***** Collected material *****
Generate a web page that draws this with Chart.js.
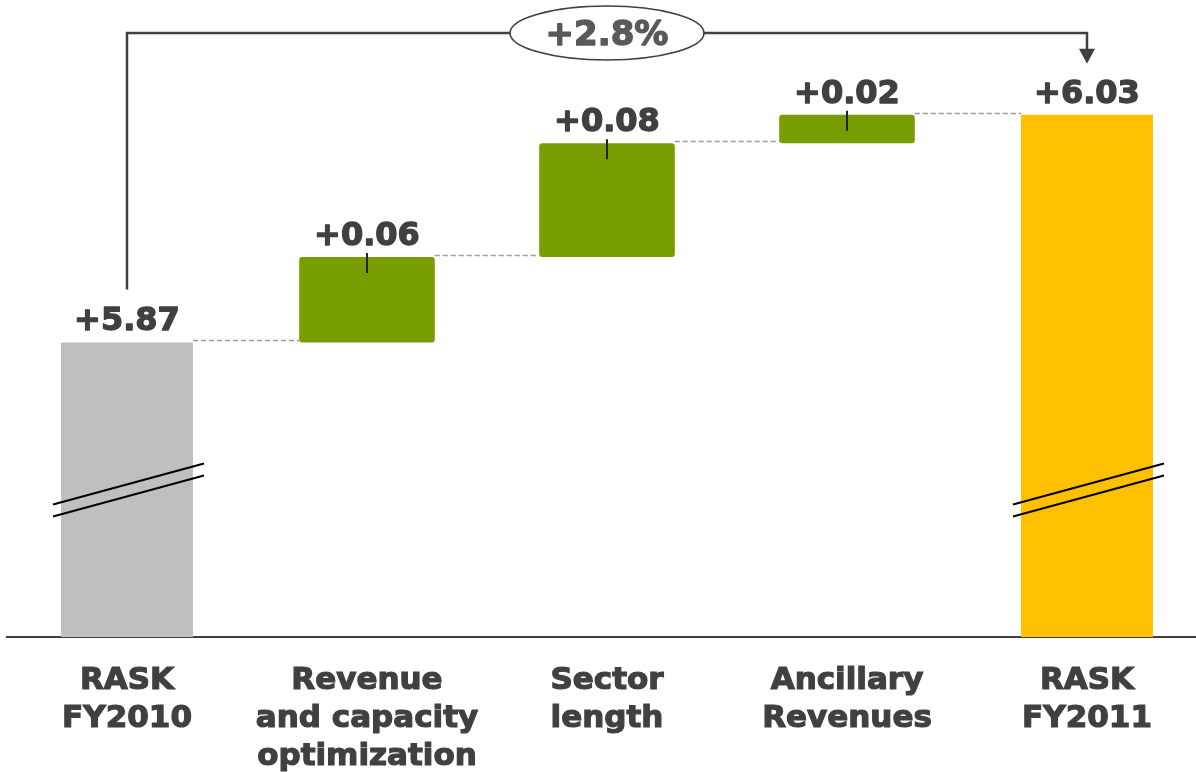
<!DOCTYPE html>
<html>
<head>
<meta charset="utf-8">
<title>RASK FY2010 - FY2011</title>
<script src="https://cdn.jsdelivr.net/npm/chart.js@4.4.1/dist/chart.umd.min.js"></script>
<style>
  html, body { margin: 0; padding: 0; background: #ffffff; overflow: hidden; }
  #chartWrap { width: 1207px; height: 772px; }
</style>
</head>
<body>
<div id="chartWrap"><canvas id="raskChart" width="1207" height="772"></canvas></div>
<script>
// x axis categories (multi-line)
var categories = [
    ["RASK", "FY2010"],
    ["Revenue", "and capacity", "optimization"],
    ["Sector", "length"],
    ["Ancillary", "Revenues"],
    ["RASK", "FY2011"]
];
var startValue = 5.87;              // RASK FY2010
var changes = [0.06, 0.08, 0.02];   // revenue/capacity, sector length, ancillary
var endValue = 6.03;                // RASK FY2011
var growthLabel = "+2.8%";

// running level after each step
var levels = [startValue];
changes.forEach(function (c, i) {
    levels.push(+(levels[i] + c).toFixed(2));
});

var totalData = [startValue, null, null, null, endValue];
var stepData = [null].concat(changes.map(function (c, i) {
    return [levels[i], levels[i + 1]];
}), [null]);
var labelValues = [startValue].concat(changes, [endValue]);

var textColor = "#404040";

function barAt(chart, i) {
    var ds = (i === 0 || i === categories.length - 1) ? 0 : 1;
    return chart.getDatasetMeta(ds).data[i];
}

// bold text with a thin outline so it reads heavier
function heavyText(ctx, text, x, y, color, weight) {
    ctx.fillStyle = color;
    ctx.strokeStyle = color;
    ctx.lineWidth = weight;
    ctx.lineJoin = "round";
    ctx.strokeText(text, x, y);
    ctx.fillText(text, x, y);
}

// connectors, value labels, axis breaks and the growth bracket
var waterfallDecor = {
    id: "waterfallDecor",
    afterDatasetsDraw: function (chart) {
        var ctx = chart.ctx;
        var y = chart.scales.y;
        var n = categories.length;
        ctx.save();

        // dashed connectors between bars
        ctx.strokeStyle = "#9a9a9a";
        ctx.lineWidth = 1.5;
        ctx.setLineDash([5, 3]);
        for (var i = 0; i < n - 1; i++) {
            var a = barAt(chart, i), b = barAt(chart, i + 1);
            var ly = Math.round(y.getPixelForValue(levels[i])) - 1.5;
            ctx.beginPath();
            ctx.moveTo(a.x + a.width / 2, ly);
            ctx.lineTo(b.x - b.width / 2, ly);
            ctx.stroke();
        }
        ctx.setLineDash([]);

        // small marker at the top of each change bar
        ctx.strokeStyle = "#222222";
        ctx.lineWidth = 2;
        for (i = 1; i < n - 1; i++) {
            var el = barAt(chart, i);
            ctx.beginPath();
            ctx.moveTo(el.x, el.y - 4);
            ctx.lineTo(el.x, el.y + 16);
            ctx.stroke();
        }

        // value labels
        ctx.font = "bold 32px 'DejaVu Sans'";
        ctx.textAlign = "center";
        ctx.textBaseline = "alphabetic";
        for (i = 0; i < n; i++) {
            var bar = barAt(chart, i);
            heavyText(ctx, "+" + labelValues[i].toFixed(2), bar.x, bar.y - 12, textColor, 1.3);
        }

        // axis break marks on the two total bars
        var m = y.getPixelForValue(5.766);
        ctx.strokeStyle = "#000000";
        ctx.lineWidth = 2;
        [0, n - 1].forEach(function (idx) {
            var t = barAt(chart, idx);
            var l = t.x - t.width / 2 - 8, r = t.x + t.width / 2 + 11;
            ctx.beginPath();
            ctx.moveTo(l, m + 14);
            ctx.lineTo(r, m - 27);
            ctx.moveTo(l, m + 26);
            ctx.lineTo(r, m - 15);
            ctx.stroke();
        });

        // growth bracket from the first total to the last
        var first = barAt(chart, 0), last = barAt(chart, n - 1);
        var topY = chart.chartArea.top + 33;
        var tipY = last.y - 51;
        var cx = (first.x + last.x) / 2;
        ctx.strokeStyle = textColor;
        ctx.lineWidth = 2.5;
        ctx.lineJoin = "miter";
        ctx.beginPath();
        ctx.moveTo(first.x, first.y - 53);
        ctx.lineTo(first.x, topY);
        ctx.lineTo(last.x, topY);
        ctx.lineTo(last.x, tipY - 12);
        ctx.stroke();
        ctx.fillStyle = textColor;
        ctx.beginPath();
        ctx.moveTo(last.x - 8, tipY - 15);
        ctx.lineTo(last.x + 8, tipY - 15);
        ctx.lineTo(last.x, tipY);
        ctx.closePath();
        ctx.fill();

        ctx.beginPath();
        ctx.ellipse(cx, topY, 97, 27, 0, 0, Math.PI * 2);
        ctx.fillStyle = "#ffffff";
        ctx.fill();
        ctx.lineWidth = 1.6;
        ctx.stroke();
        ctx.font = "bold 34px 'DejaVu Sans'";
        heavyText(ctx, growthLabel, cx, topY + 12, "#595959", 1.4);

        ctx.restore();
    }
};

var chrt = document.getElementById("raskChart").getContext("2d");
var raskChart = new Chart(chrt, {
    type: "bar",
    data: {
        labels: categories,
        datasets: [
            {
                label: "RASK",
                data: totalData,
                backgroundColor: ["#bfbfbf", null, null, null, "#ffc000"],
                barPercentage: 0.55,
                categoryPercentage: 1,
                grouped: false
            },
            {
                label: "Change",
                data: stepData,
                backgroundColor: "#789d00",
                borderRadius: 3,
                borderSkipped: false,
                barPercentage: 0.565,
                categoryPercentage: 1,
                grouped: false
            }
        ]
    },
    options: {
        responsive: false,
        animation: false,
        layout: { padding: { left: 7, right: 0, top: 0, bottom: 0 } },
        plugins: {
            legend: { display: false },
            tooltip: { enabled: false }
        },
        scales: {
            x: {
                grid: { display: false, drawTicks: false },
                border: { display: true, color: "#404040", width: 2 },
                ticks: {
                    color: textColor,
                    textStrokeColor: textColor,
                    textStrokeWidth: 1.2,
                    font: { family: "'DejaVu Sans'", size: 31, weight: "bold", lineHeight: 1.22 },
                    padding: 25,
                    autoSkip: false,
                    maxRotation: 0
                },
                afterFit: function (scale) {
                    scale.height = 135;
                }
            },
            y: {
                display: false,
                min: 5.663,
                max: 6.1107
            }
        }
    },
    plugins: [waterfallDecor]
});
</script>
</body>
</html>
*****
* _Request_: Repeat exactly and only the lines from the start of the data above through the line that holds "ctx.save();", inclusive. Pictures do not belong in the copy.

* _Exercise result_:
Generate a web page that draws this with Chart.js.
<!DOCTYPE html>
<html>
<head>
<meta charset="utf-8">
<title>RASK FY2010 - FY2011</title>
<script src="https://cdn.jsdelivr.net/npm/chart.js@4.4.1/dist/chart.umd.min.js"></script>
<style>
  html, body { margin: 0; padding: 0; background: #ffffff; overflow: hidden; }
  #chartWrap { width: 1207px; height: 772px; }
</style>
</head>
<body>
<div id="chartWrap"><canvas id="raskChart" width="1207" height="772"></canvas></div>
<script>
// x axis categories (multi-line)
var categories = [
    ["RASK", "FY2010"],
    ["Revenue", "and capacity", "optimization"],
    ["Sector", "length"],
    ["Ancillary", "Revenues"],
    ["RASK", "FY2011"]
];
var startValue = 5.87;              // RASK FY2010
var changes = [0.06, 0.08, 0.02];   // revenue/capacity, sector length, ancillary
var endValue = 6.03;                // RASK FY2011
var growthLabel = "+2.8%";

// running level after each step
var levels = [startValue];
changes.forEach(function (c, i) {
    levels.push(+(levels[i] + c).toFixed(2));
});

var totalData = [startValue, null, null, null, endValue];
var stepData = [null].concat(changes.map(function (c, i) {
    return [levels[i], levels[i + 1]];
}), [null]);
var labelValues = [startValue].concat(changes, [endValue]);

var textColor = "#404040";

function barAt(chart, i) {
    var ds = (i === 0 || i === categories.length - 1) ? 0 : 1;
    return chart.getDatasetMeta(ds).data[i];
}

// bold text with a thin outline so it reads heavier
function heavyText(ctx, text, x, y, color, weight) {
    ctx.fillStyle = color;
    ctx.strokeStyle = color;
    ctx.lineWidth = weight;
    ctx.lineJoin = "round";
    ctx.strokeText(text, x, y);
    ctx.fillText(text, x, y);
}

// connectors, value labels, axis breaks and the growth bracket
var waterfallDecor = {
    id: "waterfallDecor",
    afterDatasetsDraw: function (chart) {
        var ctx = chart.ctx;
        var y = chart.scales.y;
        var n = categories.length;
        ctx.save();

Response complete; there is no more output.